• Data segment
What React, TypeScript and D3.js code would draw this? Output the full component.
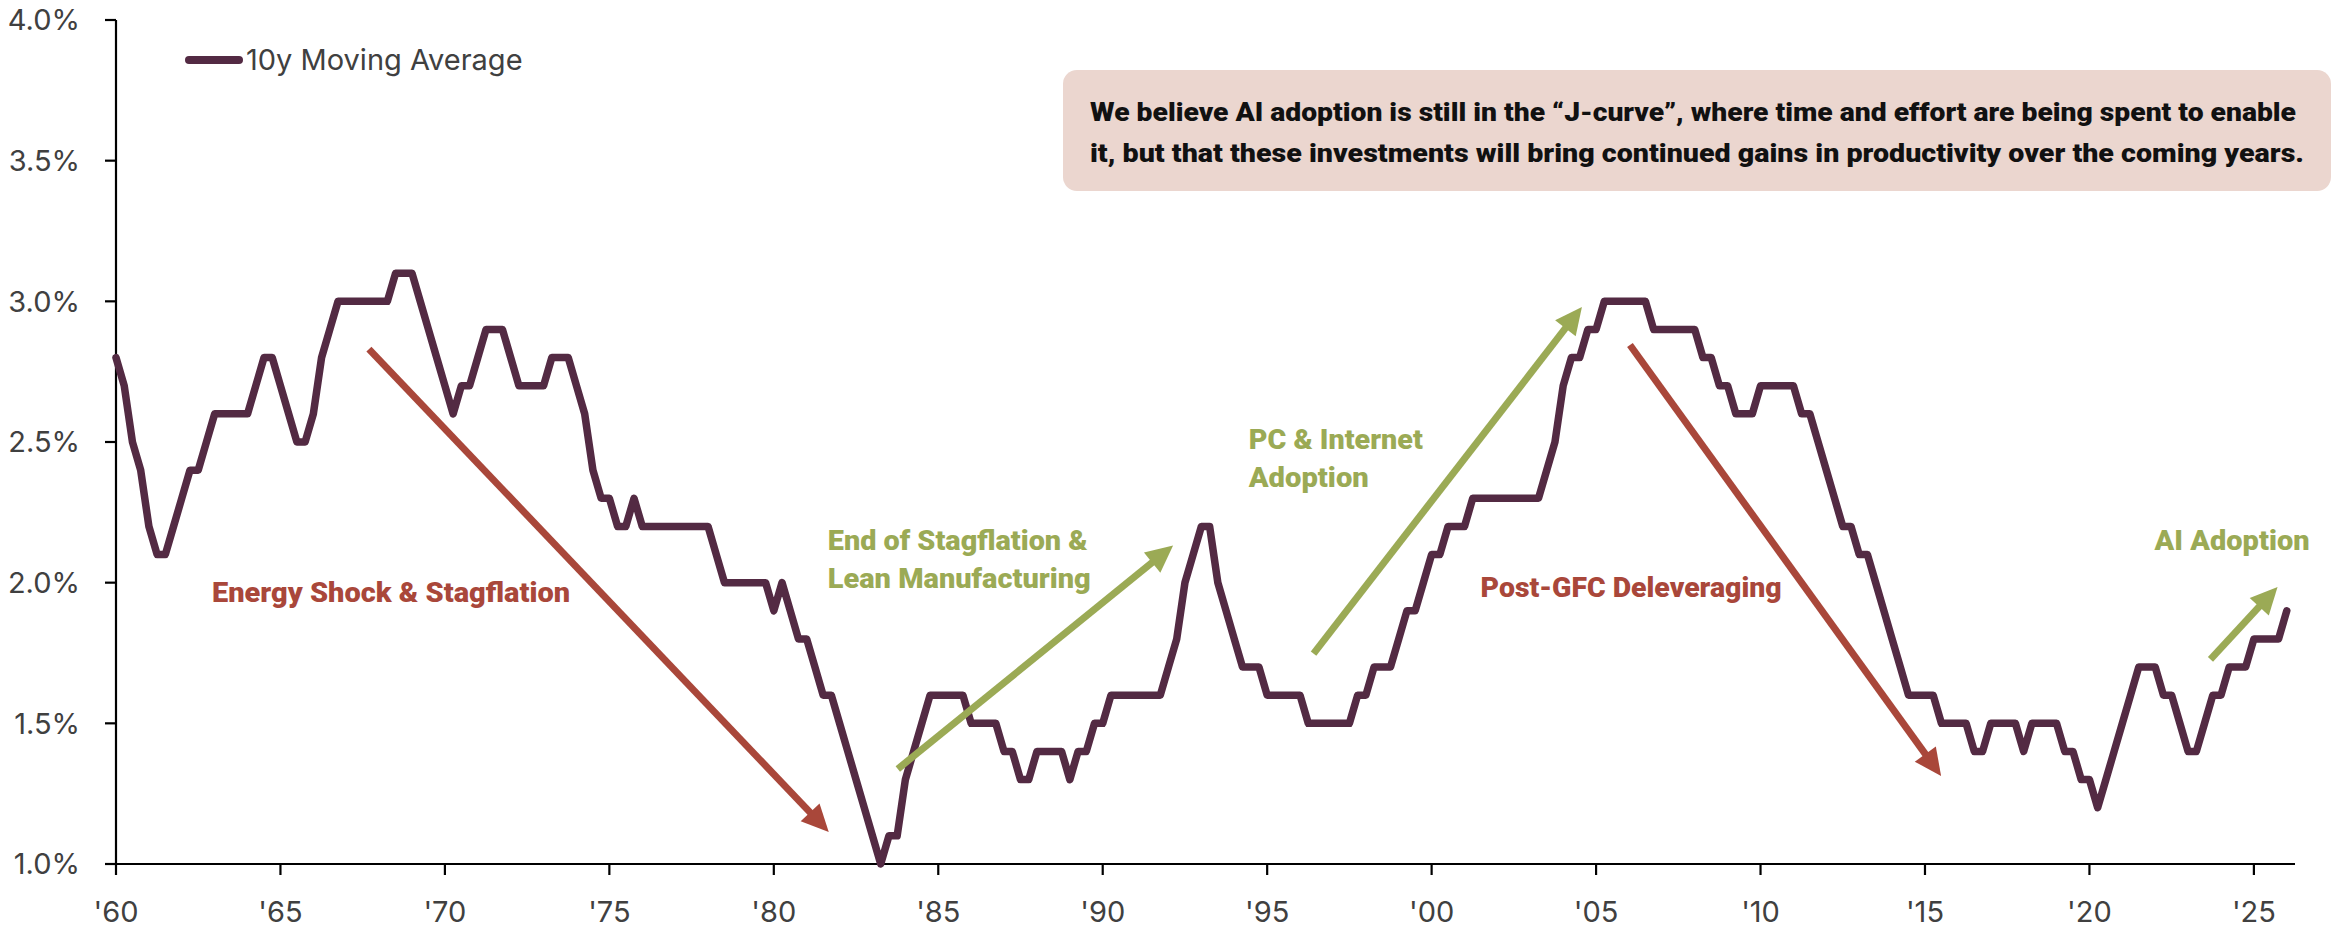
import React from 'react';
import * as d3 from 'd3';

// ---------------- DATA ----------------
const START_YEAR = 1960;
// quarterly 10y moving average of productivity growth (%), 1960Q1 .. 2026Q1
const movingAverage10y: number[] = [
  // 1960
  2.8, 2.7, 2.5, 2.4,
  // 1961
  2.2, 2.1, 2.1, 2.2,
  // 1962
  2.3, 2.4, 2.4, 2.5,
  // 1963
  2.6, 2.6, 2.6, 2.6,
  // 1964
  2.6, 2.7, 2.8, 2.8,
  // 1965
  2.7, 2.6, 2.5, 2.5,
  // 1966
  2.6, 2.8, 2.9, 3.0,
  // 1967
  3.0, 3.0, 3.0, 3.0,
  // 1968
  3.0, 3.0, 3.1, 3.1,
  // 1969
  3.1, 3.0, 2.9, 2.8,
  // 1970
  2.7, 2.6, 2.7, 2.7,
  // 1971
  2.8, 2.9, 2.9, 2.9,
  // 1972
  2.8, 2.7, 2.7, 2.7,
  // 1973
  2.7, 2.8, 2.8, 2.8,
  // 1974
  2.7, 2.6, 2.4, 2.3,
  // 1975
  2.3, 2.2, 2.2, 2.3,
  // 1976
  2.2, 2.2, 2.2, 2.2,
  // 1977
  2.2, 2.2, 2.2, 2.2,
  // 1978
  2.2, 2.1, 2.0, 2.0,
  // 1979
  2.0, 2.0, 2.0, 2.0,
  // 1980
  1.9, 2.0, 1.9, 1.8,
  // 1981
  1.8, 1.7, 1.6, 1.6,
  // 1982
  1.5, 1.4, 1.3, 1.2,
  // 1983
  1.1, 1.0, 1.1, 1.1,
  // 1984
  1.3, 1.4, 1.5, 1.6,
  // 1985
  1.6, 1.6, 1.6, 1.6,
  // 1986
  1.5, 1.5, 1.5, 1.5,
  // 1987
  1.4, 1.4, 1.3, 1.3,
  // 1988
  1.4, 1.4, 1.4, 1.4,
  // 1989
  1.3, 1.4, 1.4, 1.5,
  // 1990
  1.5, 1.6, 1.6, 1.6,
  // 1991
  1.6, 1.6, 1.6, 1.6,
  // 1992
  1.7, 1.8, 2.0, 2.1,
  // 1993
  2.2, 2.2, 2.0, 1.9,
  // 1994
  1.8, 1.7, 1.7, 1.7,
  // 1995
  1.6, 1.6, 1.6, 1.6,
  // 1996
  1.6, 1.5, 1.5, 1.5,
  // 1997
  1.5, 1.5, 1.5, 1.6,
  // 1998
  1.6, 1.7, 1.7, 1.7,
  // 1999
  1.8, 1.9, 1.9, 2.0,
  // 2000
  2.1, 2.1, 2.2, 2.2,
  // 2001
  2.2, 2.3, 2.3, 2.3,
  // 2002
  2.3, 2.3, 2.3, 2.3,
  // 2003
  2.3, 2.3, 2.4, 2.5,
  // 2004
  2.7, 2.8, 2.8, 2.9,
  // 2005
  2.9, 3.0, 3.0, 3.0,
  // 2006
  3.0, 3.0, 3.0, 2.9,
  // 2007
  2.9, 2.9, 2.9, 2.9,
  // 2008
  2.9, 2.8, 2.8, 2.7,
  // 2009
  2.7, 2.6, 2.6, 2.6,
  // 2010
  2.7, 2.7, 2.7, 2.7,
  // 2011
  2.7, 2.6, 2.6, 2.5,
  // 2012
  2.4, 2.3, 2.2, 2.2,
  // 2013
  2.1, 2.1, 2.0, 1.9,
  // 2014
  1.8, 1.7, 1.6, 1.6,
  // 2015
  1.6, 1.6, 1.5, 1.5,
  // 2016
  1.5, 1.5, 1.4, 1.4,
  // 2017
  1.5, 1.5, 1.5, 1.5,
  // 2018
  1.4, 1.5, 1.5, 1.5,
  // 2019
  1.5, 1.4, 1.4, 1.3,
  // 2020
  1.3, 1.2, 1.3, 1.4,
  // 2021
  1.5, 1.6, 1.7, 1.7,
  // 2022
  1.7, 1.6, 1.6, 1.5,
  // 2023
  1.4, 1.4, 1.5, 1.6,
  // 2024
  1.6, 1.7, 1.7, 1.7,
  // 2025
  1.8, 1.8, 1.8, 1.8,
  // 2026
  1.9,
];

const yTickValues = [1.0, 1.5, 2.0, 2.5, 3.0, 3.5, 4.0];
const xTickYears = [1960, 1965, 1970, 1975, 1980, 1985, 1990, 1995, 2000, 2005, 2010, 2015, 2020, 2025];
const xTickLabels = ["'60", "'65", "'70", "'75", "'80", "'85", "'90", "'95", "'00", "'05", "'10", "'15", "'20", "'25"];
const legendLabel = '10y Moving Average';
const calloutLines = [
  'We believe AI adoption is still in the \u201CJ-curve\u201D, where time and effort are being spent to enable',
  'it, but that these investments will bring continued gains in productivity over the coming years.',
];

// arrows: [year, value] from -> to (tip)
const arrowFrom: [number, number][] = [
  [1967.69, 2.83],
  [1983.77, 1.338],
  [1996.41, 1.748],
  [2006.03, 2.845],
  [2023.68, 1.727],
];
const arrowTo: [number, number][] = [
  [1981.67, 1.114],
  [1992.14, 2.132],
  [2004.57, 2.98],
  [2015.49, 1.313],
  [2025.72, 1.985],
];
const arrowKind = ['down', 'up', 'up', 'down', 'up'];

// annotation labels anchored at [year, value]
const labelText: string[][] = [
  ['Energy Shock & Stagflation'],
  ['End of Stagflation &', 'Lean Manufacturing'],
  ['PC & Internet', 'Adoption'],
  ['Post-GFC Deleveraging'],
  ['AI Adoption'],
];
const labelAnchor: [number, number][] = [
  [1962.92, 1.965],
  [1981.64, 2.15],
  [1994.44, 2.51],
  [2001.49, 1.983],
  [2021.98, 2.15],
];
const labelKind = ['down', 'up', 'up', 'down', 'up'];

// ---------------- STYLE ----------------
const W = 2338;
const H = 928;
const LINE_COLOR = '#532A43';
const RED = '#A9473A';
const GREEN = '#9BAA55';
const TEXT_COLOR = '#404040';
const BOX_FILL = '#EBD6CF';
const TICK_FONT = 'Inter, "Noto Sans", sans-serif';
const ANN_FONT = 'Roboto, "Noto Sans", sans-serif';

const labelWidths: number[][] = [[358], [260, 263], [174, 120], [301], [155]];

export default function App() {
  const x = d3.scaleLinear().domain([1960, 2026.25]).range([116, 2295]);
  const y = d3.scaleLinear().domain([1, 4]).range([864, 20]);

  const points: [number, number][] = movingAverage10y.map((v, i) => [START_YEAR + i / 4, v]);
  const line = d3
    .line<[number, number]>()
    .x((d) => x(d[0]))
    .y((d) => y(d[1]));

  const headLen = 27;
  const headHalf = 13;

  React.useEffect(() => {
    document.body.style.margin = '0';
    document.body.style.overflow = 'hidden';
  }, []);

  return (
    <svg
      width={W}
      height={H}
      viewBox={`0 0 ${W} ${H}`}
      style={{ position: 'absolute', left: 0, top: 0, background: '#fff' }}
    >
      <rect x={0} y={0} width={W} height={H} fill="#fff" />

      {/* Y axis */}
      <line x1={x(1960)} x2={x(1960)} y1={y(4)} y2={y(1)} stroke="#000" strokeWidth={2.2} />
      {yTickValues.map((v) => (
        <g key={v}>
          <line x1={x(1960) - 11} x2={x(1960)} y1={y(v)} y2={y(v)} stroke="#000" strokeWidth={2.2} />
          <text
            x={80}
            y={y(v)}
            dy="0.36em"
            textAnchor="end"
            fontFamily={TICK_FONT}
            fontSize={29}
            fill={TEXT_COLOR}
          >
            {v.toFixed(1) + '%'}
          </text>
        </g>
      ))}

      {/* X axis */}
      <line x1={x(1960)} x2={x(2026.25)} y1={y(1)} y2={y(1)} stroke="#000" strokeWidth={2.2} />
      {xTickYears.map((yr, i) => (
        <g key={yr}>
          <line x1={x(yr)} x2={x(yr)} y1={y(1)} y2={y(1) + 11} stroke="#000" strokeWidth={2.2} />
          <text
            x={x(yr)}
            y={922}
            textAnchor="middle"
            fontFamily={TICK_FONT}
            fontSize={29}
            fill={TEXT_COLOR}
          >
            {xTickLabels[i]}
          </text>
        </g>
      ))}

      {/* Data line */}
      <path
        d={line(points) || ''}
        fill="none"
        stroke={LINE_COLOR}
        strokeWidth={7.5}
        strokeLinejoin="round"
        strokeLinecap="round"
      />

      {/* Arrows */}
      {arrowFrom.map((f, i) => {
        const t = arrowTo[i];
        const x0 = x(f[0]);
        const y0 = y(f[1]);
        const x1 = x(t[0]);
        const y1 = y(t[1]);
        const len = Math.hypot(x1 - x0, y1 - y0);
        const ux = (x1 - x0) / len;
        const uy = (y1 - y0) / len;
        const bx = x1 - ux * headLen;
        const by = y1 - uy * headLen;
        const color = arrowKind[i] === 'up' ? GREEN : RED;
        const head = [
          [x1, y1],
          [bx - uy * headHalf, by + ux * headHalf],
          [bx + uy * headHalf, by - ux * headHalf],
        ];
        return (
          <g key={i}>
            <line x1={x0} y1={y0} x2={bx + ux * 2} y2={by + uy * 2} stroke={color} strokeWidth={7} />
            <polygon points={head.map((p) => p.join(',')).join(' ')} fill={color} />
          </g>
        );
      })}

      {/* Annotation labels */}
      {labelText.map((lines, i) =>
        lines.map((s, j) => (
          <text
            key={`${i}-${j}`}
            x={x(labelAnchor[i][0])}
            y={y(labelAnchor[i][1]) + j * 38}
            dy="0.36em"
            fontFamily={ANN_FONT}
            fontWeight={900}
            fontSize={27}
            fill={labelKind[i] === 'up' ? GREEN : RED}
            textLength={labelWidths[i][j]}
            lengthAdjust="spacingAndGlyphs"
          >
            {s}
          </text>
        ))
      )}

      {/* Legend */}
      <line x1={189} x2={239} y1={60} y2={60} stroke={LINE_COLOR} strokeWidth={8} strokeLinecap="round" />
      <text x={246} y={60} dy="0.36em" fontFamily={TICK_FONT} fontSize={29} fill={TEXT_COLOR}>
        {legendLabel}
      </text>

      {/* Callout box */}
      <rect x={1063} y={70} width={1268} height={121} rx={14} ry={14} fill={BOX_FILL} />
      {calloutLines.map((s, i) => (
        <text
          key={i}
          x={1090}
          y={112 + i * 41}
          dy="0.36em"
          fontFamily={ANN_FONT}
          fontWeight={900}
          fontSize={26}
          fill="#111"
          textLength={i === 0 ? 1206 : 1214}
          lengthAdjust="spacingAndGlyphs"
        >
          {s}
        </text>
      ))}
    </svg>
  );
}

• Short task
From the first line above down to the line with "import * as d3 from 'd3';", reproduce every line and no others, omitting pictures.

• Exercise result
What React, TypeScript and D3.js code would draw this? Output the full component.
import React from 'react';
import * as d3 from 'd3';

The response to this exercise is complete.